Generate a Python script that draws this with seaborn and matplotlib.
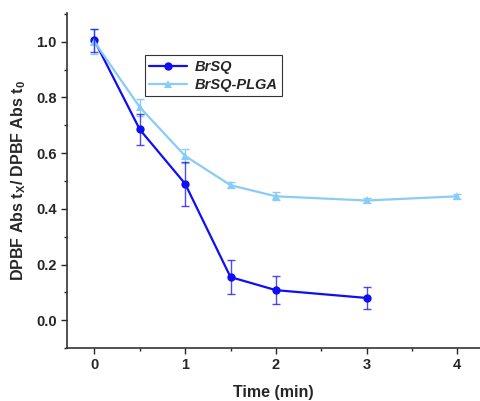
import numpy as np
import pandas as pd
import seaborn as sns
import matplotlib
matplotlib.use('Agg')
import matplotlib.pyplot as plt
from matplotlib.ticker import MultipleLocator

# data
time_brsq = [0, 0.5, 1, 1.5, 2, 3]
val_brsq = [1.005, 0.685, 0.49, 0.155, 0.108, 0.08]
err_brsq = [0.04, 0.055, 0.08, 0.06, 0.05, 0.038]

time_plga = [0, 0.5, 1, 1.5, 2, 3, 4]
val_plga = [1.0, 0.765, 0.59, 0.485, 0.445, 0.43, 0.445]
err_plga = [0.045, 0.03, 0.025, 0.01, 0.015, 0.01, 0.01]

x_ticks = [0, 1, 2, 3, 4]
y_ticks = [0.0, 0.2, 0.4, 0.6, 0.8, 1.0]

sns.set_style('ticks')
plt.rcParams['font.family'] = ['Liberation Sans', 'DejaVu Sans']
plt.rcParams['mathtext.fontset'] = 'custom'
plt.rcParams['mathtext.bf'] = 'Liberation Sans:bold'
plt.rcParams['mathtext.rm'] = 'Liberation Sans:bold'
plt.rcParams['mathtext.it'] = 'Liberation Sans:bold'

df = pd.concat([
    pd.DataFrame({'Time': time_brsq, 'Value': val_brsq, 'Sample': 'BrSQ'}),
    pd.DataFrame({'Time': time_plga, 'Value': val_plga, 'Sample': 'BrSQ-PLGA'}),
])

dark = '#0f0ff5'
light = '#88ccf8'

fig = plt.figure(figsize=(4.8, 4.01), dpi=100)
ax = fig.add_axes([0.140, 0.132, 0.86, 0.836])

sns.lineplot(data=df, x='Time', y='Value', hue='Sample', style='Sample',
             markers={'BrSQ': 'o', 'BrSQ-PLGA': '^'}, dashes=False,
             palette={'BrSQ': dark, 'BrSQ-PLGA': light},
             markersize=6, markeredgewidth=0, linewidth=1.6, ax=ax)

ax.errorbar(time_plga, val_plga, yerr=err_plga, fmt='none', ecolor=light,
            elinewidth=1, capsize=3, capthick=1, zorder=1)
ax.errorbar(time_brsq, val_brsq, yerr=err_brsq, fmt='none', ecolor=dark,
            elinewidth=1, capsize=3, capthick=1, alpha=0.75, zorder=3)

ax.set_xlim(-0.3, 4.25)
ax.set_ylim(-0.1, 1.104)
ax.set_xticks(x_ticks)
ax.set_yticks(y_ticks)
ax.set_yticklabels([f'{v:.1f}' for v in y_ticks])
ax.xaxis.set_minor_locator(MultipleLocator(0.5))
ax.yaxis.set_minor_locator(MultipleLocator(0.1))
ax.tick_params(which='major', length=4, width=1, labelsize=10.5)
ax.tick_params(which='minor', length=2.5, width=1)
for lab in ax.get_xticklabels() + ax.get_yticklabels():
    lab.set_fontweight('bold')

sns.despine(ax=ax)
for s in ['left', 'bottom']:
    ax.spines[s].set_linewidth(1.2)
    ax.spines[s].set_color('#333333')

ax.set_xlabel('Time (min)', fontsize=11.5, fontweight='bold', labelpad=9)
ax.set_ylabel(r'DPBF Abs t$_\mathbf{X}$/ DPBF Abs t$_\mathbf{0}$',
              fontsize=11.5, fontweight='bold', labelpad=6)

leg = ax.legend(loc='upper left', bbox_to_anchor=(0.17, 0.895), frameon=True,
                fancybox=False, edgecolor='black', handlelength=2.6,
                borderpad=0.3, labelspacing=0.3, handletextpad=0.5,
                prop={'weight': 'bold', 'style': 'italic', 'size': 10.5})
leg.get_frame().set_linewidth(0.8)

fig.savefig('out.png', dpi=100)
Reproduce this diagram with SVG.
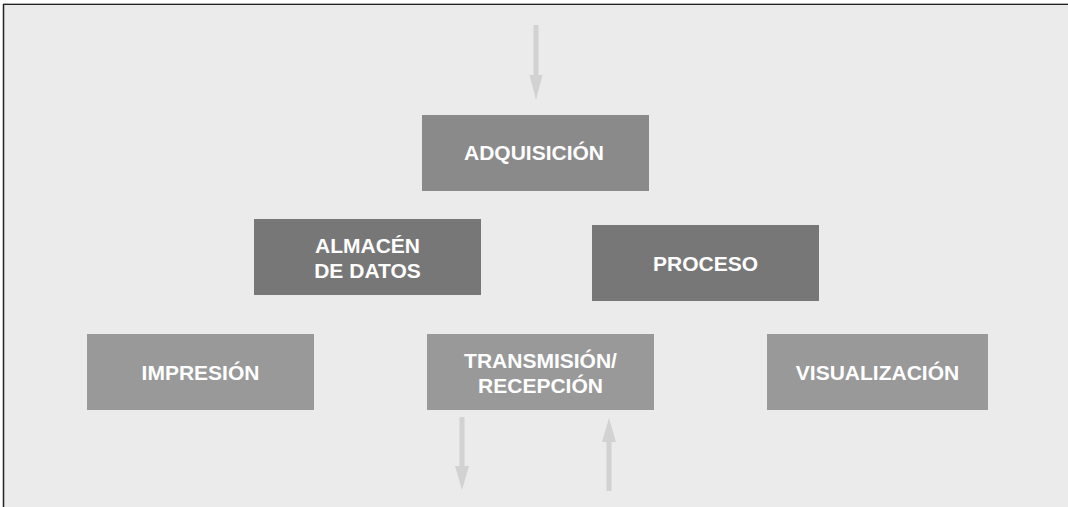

EXERCISE INSTRUCTIONS
Retype all the records shown above, character for character. Omit every picture.

RESULT OF THIS EXERCISE
Generate a Python script that draws this with seaborn and matplotlib.
import numpy as np
import pandas as pd
import seaborn as sns
import matplotlib
matplotlib.use('Agg')
import matplotlib.pyplot as plt
from matplotlib.ticker import MultipleLocator

# data
time_brsq = [0, 0.5, 1, 1.5, 2, 3]
val_brsq = [1.005, 0.685, 0.49, 0.155, 0.108, 0.08]
err_brsq = [0.04, 0.055, 0.08, 0.06, 0.05, 0.038]

time_plga = [0, 0.5, 1, 1.5, 2, 3, 4]
val_plga = [1.0, 0.765, 0.59, 0.485, 0.445, 0.43, 0.445]
err_plga = [0.045, 0.03, 0.025, 0.01, 0.015, 0.01, 0.01]

x_ticks = [0, 1, 2, 3, 4]
y_ticks = [0.0, 0.2, 0.4, 0.6, 0.8, 1.0]

sns.set_style('ticks')
plt.rcParams['font.family'] = ['Liberation Sans', 'DejaVu Sans']
plt.rcParams['mathtext.fontset'] = 'custom'
plt.rcParams['mathtext.bf'] = 'Liberation Sans:bold'
plt.rcParams['mathtext.rm'] = 'Liberation Sans:bold'
plt.rcParams['mathtext.it'] = 'Liberation Sans:bold'

df = pd.concat([
    pd.DataFrame({'Time': time_brsq, 'Value': val_brsq, 'Sample': 'BrSQ'}),
    pd.DataFrame({'Time': time_plga, 'Value': val_plga, 'Sample': 'BrSQ-PLGA'}),
])

dark = '#0f0ff5'
light = '#88ccf8'

fig = plt.figure(figsize=(4.8, 4.01), dpi=100)
ax = fig.add_axes([0.140, 0.132, 0.86, 0.836])

sns.lineplot(data=df, x='Time', y='Value', hue='Sample', style='Sample',
             markers={'BrSQ': 'o', 'BrSQ-PLGA': '^'}, dashes=False,
             palette={'BrSQ': dark, 'BrSQ-PLGA': light},
             markersize=6, markeredgewidth=0, linewidth=1.6, ax=ax)

ax.errorbar(time_plga, val_plga, yerr=err_plga, fmt='none', ecolor=light,
            elinewidth=1, capsize=3, capthick=1, zorder=1)
ax.errorbar(time_brsq, val_brsq, yerr=err_brsq, fmt='none', ecolor=dark,
            elinewidth=1, capsize=3, capthick=1, alpha=0.75, zorder=3)

ax.set_xlim(-0.3, 4.25)
ax.set_ylim(-0.1, 1.104)
ax.set_xticks(x_ticks)
ax.set_yticks(y_ticks)
ax.set_yticklabels([f'{v:.1f}' for v in y_ticks])
ax.xaxis.set_minor_locator(MultipleLocator(0.5))
ax.yaxis.set_minor_locator(MultipleLocator(0.1))
ax.tick_params(which='major', length=4, width=1, labelsize=10.5)
ax.tick_params(which='minor', length=2.5, width=1)
for lab in ax.get_xticklabels() + ax.get_yticklabels():
    lab.set_fontweight('bold')

sns.despine(ax=ax)
for s in ['left', 'bottom']:
    ax.spines[s].set_linewidth(1.2)
    ax.spines[s].set_color('#333333')

ax.set_xlabel('Time (min)', fontsize=11.5, fontweight='bold', labelpad=9)
ax.set_ylabel(r'DPBF Abs t$_\mathbf{X}$/ DPBF Abs t$_\mathbf{0}$',
              fontsize=11.5, fontweight='bold', labelpad=6)

leg = ax.legend(loc='upper left', bbox_to_anchor=(0.17, 0.895), frameon=True,
                fancybox=False, edgecolor='black', handlelength=2.6,
                borderpad=0.3, labelspacing=0.3, handletextpad=0.5,
                prop={'weight': 'bold', 'style': 'italic', 'size': 10.5})
leg.get_frame().set_linewidth(0.8)

fig.savefig('out.png', dpi=100)
Reproduce this diagram with SVG.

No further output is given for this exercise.